| Recorded information |
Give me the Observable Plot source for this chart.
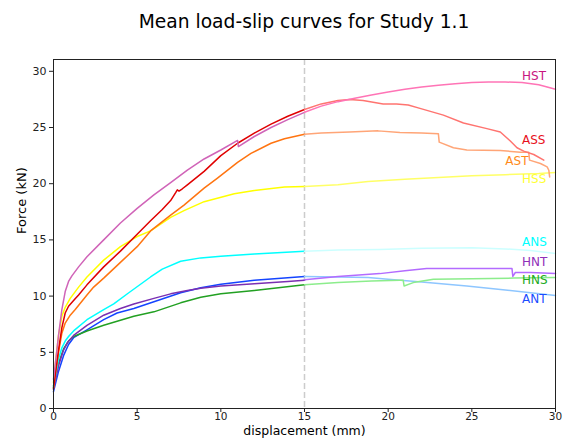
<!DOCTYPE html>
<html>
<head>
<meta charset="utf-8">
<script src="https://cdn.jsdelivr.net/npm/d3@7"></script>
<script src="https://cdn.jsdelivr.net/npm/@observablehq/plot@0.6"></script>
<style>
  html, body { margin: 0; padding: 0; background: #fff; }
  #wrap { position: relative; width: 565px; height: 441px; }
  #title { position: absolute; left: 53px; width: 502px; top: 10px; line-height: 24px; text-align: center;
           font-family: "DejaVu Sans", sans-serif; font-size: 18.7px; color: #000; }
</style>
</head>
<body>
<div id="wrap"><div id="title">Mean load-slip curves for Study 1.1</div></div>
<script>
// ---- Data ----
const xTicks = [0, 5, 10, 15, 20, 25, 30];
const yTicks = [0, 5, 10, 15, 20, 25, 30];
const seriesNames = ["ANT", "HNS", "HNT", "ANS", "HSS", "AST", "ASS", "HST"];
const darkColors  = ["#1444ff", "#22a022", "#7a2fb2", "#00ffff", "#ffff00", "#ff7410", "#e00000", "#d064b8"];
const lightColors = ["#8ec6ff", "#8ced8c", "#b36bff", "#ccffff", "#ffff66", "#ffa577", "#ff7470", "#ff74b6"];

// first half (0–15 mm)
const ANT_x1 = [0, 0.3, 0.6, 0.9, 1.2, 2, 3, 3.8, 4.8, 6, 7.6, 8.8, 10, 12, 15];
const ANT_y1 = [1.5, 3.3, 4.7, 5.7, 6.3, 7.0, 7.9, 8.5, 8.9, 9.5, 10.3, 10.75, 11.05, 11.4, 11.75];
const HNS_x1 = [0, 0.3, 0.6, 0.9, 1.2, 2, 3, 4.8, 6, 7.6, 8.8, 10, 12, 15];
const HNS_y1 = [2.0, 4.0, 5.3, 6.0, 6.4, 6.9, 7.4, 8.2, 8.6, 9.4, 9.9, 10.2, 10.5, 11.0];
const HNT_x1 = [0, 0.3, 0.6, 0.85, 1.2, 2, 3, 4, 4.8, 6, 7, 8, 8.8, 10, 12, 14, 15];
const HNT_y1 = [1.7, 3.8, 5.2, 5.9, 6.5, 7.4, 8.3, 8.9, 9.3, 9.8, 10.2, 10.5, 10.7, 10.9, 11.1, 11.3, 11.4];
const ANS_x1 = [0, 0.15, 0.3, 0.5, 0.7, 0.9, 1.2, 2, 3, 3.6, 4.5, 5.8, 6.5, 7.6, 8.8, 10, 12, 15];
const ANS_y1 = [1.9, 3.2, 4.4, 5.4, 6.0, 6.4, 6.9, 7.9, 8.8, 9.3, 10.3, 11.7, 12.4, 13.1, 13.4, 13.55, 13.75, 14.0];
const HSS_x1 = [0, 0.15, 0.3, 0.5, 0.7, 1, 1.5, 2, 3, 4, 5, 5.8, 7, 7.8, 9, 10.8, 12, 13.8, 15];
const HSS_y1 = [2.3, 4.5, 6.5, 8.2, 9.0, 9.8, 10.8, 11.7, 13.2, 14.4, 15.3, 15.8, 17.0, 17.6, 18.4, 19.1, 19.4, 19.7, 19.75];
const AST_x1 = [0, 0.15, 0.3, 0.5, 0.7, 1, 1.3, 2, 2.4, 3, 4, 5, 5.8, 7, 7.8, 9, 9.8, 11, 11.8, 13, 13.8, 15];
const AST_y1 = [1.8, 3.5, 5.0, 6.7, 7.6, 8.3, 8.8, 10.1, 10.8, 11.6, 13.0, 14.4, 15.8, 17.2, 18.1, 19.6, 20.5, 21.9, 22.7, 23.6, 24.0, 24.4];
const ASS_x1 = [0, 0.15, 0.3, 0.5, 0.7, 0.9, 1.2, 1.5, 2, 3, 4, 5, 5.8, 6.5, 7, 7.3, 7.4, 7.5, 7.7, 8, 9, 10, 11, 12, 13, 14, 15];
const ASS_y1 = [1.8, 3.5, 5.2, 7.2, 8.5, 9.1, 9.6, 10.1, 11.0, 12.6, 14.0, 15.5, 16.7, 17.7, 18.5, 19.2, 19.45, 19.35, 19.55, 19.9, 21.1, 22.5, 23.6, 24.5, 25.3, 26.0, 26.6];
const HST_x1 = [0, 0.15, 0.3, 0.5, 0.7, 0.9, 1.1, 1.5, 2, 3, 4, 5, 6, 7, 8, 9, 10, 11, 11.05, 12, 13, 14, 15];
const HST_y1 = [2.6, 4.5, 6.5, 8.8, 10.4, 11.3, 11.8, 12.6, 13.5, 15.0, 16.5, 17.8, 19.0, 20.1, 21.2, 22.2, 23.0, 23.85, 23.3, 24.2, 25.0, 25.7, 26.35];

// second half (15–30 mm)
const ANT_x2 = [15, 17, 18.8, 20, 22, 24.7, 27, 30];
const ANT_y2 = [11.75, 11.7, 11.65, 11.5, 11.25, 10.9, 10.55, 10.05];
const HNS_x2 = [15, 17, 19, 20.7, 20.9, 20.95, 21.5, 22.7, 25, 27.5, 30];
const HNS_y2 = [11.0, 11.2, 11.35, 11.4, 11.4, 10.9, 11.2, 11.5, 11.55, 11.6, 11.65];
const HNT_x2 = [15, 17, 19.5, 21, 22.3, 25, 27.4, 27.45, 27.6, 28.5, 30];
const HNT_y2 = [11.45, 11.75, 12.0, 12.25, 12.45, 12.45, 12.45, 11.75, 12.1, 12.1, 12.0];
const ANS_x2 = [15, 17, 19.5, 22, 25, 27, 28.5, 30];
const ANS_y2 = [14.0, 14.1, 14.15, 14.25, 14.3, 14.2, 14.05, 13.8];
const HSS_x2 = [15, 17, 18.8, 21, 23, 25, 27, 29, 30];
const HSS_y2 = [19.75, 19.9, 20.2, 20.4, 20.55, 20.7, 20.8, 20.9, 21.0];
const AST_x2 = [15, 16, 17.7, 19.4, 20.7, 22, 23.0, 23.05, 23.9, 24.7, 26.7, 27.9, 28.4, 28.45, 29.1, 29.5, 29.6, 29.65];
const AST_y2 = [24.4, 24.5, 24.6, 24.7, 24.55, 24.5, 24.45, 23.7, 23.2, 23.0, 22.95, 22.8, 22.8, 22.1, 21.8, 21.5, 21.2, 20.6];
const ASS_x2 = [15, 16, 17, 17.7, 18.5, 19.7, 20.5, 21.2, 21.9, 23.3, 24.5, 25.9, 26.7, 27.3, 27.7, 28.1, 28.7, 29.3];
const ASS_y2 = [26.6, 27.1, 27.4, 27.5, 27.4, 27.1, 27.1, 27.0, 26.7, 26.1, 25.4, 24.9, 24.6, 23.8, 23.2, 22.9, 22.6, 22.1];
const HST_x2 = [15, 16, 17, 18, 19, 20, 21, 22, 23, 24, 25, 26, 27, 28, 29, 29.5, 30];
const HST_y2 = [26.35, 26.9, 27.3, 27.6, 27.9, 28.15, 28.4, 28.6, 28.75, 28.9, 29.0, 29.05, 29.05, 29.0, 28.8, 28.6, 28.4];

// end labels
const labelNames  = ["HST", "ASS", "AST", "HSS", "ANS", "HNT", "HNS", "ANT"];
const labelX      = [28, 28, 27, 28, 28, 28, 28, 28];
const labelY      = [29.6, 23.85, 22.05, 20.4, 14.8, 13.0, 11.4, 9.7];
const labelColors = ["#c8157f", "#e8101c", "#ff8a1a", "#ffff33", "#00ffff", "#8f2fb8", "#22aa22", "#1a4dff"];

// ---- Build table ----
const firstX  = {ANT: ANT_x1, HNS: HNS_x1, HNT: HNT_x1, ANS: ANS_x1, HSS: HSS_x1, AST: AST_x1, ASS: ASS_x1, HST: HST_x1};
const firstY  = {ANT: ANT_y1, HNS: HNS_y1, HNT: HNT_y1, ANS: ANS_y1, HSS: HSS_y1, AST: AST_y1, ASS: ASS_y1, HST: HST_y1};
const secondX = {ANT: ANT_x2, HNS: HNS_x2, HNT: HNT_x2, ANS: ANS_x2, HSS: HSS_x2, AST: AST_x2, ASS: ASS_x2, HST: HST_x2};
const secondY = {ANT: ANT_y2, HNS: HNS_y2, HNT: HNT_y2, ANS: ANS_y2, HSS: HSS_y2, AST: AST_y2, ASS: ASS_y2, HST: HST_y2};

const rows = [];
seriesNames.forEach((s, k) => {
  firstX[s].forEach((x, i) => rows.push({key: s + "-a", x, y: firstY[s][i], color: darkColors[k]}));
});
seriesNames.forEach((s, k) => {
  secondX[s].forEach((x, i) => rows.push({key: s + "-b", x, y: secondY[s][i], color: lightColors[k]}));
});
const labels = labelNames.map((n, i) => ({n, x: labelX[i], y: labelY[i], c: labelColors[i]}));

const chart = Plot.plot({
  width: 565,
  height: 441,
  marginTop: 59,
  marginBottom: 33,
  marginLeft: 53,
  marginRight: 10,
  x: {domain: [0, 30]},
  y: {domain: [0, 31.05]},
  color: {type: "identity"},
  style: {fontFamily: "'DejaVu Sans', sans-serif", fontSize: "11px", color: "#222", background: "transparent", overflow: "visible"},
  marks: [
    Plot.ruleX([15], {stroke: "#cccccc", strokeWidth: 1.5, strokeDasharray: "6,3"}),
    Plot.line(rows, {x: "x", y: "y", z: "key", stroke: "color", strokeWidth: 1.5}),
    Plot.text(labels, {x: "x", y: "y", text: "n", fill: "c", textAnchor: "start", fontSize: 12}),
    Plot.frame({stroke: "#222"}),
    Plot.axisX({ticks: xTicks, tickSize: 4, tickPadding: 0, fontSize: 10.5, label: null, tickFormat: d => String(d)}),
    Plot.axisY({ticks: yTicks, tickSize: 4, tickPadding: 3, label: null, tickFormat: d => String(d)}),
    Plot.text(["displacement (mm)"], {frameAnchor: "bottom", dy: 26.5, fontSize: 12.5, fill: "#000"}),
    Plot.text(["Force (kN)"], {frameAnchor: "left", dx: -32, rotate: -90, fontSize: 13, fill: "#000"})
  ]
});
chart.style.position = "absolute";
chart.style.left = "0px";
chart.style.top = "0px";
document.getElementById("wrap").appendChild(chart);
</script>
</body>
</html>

| Exercise |
Identify every line above with the string "chart" in it. Copy those lines.

| Result |
Give me the Observable Plot source for this chart.
const chart = Plot.plot({
chart.style.position = "absolute";
chart.style.left = "0px";
chart.style.top = "0px";
document.getElementById("wrap").appendChild(chart);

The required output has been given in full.